Hump Day
Ah, Wednesday - hump day. The day that means you’re one day away from Thursday, but just far enough away from the weekend that you get so pissed off you start wishing that you would come down with some contagious disease that would get you out of work, but the disease wouldn’t make you so sick that you couldn’t drink beer or take drugs, and also the disease somehow made you much more attractive to women, particularly women of Asian descent, particularly women of Asian descent with gigantic fake breasts, so attractive to them that you’d have so much sex over the next few days that you would throw out all your porn, most of which you are sick of anyway, because you are having so much sex with hot Asian ladies with big boobies, when, let’s face it, you’re barely healthy enough for sexual activity anyway and per doctor’s orders you shouldn’t be having so much sex to begin with.
I don’t know where that came from, but anyway - it’s Wednesday.
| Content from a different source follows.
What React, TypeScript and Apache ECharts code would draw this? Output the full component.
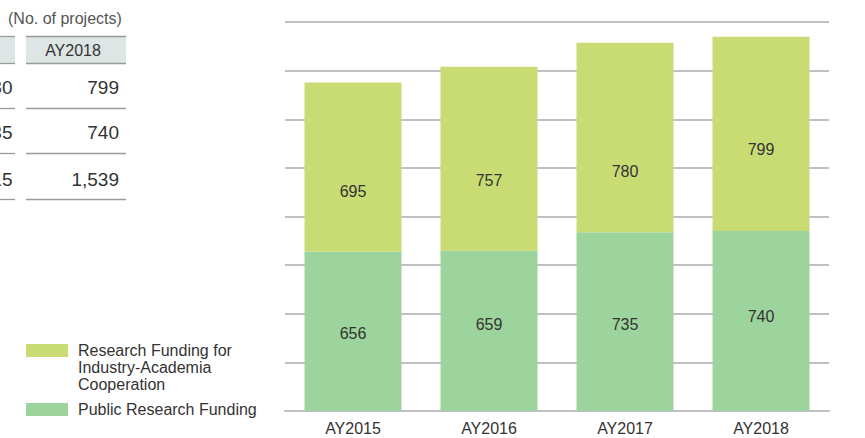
import React, { useEffect, useRef } from "react";
import * as echarts from "echarts";

const categories = ["AY2015", "AY2016", "AY2017", "AY2018"];
const publicFunding = [656, 659, 735, 740];
const industryFunding = [695, 757, 780, 799];
const legendNames = ["Research Funding for\nIndustry-Academia\nCooperation", "Public Research Funding"];
const tableUnit = "(No. of projects)";
const tableHeader = ["AY2017", "AY2018"];
const tableRows = [
  ["780", "799"],
  ["735", "740"],
  ["1,515", "1,539"],
];

const FONT = "'Liberation Sans', Arial, Helvetica, sans-serif";
const YELLOW = "#c9dc73";
const GREEN = "#9dd39c";
const GRID = "#c0c0c4";
const TEXT = "#333";

export default function App() {
  const ref = useRef<HTMLDivElement>(null);
  useEffect(() => {
    if (!ref.current) return;
    const chart = echarts.init(ref.current, null, { renderer: "svg" });
    const industryOffsets = [24, 22, 34, 16];
    const publicOffsets = [2, -6, 3, -5];

    const graphics: any[] = [];
    graphics.push({
      type: "text", x: 8, y: 18,
      style: { text: tableUnit, fill: "#555", font: `16px ${FONT}`, verticalAlign: "middle" },
    });
    // header cells
    graphics.push({ type: "rect", shape: { x: -10, y: 36.5, width: 25, height: 27 }, style: { fill: "#dde5e5" } });
    graphics.push({ type: "rect", shape: { x: 26, y: 36.5, width: 100, height: 27 }, style: { fill: "#dde5e5" } });
    [36.5, 63.5].forEach((y) => {
      graphics.push({ type: "line", shape: { x1: 0, y1: y, x2: 15, y2: y }, style: { stroke: "#9a9a9a", lineWidth: 1.3 } });
      graphics.push({ type: "line", shape: { x1: 26, y1: y, x2: 126, y2: y }, style: { stroke: "#9a9a9a", lineWidth: 1.3 } });
    });
    graphics.push({
      type: "text", x: 73, y: 50,
      style: { text: tableHeader[1], fill: TEXT, font: `16px ${FONT}`, align: "center", verticalAlign: "middle" },
    });
    const rowY = [87, 132, 179];
    const lineY = [108.5, 153.5, 199.5];
    tableRows.forEach((row, i) => {
      graphics.push({
        type: "text", x: 12.5, y: rowY[i],
        style: { text: row[0], fill: TEXT, font: `19px ${FONT}`, align: "right", verticalAlign: "middle" },
      });
      graphics.push({
        type: "text", x: 119, y: rowY[i],
        style: { text: row[1], fill: TEXT, font: `19px ${FONT}`, align: "right", verticalAlign: "middle" },
      });
      graphics.push({ type: "line", shape: { x1: 0, y1: lineY[i], x2: 15, y2: lineY[i] }, style: { stroke: "#9a9a9a", lineWidth: 1.3 } });
      graphics.push({ type: "line", shape: { x1: 26, y1: lineY[i], x2: 126, y2: lineY[i] }, style: { stroke: "#9a9a9a", lineWidth: 1.3 } });
    });
    // legend
    graphics.push({ type: "rect", shape: { x: 26, y: 344, width: 42, height: 13 }, style: { fill: YELLOW } });
    graphics.push({
      type: "text", x: 78, y: 341.5,
      style: { text: legendNames[0], fill: TEXT, font: `16px ${FONT}`, lineHeight: 17, verticalAlign: "top" },
    });
    graphics.push({ type: "rect", shape: { x: 26, y: 403, width: 42, height: 13 }, style: { fill: GREEN } });
    graphics.push({
      type: "text", x: 78, y: 400.5,
      style: { text: legendNames[1], fill: TEXT, font: `16px ${FONT}`, lineHeight: 17, verticalAlign: "top" },
    });

    chart.setOption({
      animation: false,
      textStyle: { fontFamily: FONT },
      grid: { left: 285, right: 36, top: 22, bottom: 27, containLabel: false },
      xAxis: {
        type: "category",
        data: categories,
        axisLine: { lineStyle: { color: GRID, width: 2 } },
        axisTick: { show: false },
        axisLabel: { color: TEXT, fontSize: 16, margin: 9, fontFamily: FONT },
      },
      yAxis: {
        type: "value",
        min: 0,
        max: 1600,
        interval: 200,
        axisLabel: { show: false },
        axisLine: { show: false },
        axisTick: { show: false },
        splitLine: { lineStyle: { color: GRID, width: 2 } },
      },
      series: [
        {
          name: legendNames[1],
          type: "bar",
          stack: "total",
          barWidth: 97,
          itemStyle: { color: GREEN },
          data: publicFunding.map((v, i) => ({
            value: v,
            label: { offset: [0, publicOffsets[i]] },
          })),
          label: { show: true, position: "inside", color: TEXT, fontSize: 16, fontFamily: FONT },
        },
        {
          name: legendNames[0],
          type: "bar",
          stack: "total",
          barWidth: 97,
          itemStyle: { color: YELLOW },
          data: industryFunding.map((v, i) => ({
            value: v,
            label: { offset: [0, industryOffsets[i]] },
          })),
          label: { show: true, position: "inside", color: TEXT, fontSize: 16, fontFamily: FONT },
        },
      ],
      graphic: graphics,
    });
    return () => chart.dispose();
  }, []);
  return (
    <div
      ref={ref}
      style={{ position: "absolute", left: 0, top: 0, width: 865, height: 438, background: "#fff" }}
    />
  );
}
And I’ve got nothing. Absolutely nothing. But, since if I were to skip a day I would probably be stoned to death (which is not a reflection on the fact that you all in any way need to read what I have to say about my body hair, lack of sexual activity, and masturbatory habits, but rather an indication of how bored you all are at your places of employment, so bored that you would in fact take a life via stoning), I’ll force it. Because I love you. And yes, in that way. Don’t play dumb - you know what I’m talking about.